_What to do_.
Out of the lines below, please list those that hold the string "this".
>> Begin Supplied data
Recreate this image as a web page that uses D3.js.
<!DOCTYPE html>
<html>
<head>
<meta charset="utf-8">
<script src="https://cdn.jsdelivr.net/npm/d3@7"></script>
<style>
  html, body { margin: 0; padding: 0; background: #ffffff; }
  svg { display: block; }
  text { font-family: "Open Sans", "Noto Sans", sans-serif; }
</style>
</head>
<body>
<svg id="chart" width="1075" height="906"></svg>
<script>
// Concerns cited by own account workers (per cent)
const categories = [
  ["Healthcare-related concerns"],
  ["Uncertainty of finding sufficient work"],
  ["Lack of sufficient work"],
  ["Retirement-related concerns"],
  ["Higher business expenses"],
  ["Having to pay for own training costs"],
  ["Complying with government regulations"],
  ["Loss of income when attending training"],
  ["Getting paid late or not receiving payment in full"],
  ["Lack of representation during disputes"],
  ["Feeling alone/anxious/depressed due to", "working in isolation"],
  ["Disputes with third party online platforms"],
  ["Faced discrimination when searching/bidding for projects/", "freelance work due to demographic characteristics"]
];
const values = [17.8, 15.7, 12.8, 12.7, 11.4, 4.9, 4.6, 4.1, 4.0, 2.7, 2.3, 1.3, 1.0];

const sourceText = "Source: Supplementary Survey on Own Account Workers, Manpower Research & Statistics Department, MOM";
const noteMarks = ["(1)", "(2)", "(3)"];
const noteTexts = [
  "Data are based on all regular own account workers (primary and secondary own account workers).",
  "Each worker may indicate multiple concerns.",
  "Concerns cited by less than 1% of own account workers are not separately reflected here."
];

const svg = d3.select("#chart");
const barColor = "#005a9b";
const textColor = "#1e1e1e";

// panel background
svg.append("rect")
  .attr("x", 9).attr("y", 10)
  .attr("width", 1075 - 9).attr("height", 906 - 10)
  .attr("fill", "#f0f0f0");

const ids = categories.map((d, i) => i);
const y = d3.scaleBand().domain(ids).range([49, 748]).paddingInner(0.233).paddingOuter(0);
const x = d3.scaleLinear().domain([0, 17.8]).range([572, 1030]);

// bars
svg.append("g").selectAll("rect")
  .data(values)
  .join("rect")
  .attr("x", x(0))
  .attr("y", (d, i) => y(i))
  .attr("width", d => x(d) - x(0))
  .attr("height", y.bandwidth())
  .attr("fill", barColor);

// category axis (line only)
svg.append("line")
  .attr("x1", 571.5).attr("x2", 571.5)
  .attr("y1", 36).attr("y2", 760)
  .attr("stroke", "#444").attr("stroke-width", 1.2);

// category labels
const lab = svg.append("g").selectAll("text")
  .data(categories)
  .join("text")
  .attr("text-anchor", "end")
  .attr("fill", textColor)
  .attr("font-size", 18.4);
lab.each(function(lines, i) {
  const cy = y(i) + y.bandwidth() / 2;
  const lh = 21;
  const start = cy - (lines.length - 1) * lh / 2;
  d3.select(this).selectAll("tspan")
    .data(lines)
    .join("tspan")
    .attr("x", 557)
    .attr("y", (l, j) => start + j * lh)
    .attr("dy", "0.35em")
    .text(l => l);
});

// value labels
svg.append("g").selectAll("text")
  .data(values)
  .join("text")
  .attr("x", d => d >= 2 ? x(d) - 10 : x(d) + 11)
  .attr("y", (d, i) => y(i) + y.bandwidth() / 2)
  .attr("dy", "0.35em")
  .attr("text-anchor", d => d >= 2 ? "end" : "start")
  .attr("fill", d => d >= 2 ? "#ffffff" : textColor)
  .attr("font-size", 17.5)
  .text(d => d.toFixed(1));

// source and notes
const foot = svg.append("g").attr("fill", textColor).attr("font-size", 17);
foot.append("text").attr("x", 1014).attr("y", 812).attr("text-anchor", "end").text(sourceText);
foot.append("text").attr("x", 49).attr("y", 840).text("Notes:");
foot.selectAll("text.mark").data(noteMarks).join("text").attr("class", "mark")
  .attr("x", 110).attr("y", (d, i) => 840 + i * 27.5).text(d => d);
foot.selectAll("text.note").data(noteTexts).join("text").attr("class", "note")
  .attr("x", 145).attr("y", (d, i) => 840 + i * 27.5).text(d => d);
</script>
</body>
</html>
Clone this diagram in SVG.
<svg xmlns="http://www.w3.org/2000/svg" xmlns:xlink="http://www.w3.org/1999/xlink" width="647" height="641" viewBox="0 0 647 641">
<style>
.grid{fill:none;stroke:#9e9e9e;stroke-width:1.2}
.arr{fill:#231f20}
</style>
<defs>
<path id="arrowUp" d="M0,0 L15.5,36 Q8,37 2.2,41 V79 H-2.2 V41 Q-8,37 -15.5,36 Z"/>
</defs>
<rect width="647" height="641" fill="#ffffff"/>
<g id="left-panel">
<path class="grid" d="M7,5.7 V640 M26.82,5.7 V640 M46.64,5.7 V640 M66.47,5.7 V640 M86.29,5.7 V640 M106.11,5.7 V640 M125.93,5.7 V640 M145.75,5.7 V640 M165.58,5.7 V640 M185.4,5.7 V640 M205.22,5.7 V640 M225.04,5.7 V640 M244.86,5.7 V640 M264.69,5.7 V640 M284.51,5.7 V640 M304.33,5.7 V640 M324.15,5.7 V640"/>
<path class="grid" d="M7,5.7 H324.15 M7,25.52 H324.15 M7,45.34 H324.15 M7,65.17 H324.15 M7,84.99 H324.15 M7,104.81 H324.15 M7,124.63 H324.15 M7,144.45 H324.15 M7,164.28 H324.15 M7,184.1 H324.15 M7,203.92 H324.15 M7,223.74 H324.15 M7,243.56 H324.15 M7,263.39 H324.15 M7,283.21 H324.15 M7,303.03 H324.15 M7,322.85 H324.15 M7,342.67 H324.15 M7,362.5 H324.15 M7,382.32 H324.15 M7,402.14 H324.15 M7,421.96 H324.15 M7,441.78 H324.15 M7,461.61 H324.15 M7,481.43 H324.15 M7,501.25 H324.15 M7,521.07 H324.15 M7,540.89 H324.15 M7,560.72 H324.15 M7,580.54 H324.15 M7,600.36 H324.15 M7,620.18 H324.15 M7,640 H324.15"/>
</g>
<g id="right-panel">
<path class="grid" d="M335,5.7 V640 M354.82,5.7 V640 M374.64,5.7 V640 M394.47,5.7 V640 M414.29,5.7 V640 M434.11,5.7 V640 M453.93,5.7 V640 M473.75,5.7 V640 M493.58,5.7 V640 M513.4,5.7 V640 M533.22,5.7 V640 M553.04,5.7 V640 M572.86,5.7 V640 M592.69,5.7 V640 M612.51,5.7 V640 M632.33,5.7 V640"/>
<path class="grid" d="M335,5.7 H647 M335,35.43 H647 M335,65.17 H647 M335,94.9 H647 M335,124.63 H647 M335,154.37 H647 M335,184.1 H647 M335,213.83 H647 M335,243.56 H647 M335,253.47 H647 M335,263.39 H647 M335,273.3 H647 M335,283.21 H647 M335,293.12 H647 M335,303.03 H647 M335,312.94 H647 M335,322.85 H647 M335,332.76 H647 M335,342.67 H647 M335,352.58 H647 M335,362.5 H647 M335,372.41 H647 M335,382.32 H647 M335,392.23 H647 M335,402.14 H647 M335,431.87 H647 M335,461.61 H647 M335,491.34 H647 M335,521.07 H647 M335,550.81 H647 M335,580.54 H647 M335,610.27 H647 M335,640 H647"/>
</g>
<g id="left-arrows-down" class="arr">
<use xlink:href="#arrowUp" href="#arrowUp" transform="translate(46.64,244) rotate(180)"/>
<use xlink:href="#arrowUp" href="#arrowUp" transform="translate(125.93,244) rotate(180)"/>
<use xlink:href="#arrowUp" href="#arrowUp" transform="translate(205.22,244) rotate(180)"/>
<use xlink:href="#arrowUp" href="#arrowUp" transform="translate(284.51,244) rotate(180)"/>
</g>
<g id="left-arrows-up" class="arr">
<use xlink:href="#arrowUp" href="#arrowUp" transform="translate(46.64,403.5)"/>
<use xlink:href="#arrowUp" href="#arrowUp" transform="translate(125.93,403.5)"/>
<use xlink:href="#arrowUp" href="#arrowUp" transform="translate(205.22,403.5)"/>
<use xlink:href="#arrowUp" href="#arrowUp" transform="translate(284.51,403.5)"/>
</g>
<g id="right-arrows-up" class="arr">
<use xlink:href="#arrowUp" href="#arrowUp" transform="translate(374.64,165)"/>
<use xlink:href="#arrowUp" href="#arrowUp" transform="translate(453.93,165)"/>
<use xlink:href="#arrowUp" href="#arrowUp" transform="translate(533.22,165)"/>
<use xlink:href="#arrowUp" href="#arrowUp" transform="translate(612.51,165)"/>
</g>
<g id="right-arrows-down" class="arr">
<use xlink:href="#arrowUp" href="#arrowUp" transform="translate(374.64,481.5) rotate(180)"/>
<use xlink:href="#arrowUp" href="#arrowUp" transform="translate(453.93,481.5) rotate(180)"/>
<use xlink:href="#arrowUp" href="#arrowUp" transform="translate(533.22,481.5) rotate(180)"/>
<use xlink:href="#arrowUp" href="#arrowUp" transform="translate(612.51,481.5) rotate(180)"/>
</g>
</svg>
>> End Supplied data
_Response_.
Recreate this image as a web page that uses D3.js.
  d3.select(this).selectAll("tspan")
Clone this diagram in SVG.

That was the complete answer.